The CAGE questionnaire is just four yes-or-no questions. Have you ever felt you should Cut down on your drinking? Have people Annoyed you by criticizing it? Have you felt Guilty about your drinking? Have you ever needed an Eye-opener, a drink first thing in the morning to steady your nerves or get rid of a hangover? Answering yes to 2 or more of these is considered clinically significant.

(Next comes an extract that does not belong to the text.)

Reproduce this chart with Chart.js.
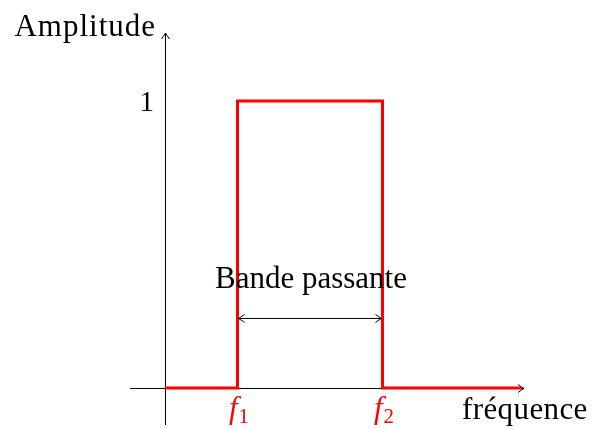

The AUDIT (Alcohol Use Disorders Identification Test) is a 10-question tool that goes deeper, asking about frequency, quantity, and consequences. Each answer is scored on a scale, and a total score of 8 or more suggests hazardous or harmful drinking. Questions include how often you drink, how many drinks you have on a typical occasion, how often you’ve been unable to stop once you started, and whether anyone close to you has expressed concern. Neither tool replaces a professional evaluation, but both are well-validated starting points.

What Happens in the Brain

Problem drinking isn’t just a matter of willpower. Alcohol changes the brain in ways that make it progressively harder to stop. When you drink, alcohol triggers a surge of feel-good signaling in the brain’s reward system. Over time, your brain starts associating the people, places, and routines connected to drinking with that reward. This process, called incentive salience, means that certain cues (passing a familiar bar, the end of a workday) can trigger powerful motivation to drink, even when you’ve decided not to.

With repeated heavy drinking, the brain shifts control of drinking behavior from the conscious decision-making areas in the prefrontal cortex to deeper structures that govern automatic habits. Drinking moves from a choice to something closer to autopilot. At the same time, heavy use weakens executive function, making it harder to weigh consequences, resist impulses, and follow through on plans to cut back.

Alcohol also temporarily quiets the brain’s stress-response circuits, which is part of why people drink to “take the edge off.” But with chronic use, those circuits become overactive during periods without alcohol. The result is a cycle: you feel increasingly anxious, irritable, and emotionally raw when you’re not drinking, which pushes you back toward alcohol for relief. This negative reinforcement loop is one of the strongest drivers of continued use.

Physical Dependence and Withdrawal

Tolerance and withdrawal are two of the 11 diagnostic criteria, but they also signal something distinct: your body has physically adapted to the presence of alcohol. Tolerance means your brain has adjusted its chemistry to compensate for alcohol’s effects, so the same number of drinks produces less of a response. Withdrawal means your brain can’t function normally without it.

Withdrawal symptoms typically begin within 6 to 12 hours of the last drink and usually last 3 to 7 days. Mild withdrawal looks like anxiety, insomnia, nausea, sweating, and shaking. Severe withdrawal can include hallucinations, confusion, seizures, and a dangerous condition called delirium tremens, which most often develops 48 to 96 hours after the last drink but can appear up to 7 to 10 days later. Delirium tremens can cause life-threatening irregular heartbeats and requires emergency medical care. This is why people with heavy, long-term drinking patterns should not attempt to quit abruptly without medical supervision.

The Spectrum Matters

One of the most important shifts in how problem drinking is understood is that it’s not all-or-nothing. Older frameworks drew a hard line between “alcoholic” and “not alcoholic,” which left a lot of people in a gray zone where they knew something was off but didn’t see themselves in the stereotype of someone who’d lost everything. The spectrum model captures reality more accurately. Someone with mild AUD might hold a steady job, maintain relationships, and still meet two or three criteria, like consistently drinking more than planned and repeatedly failing to cut back.

Severity also changes over time. Mild AUD can progress to moderate or severe if drinking patterns continue, especially as tolerance builds and the brain’s reward and stress circuits adapt. But it can also improve. Early recognition tends to lead to better outcomes, which is exactly why tools like the CAGE and AUDIT exist: to catch the problem before it reaches the point where withdrawal becomes dangerous and the habit loop is deeply entrenched.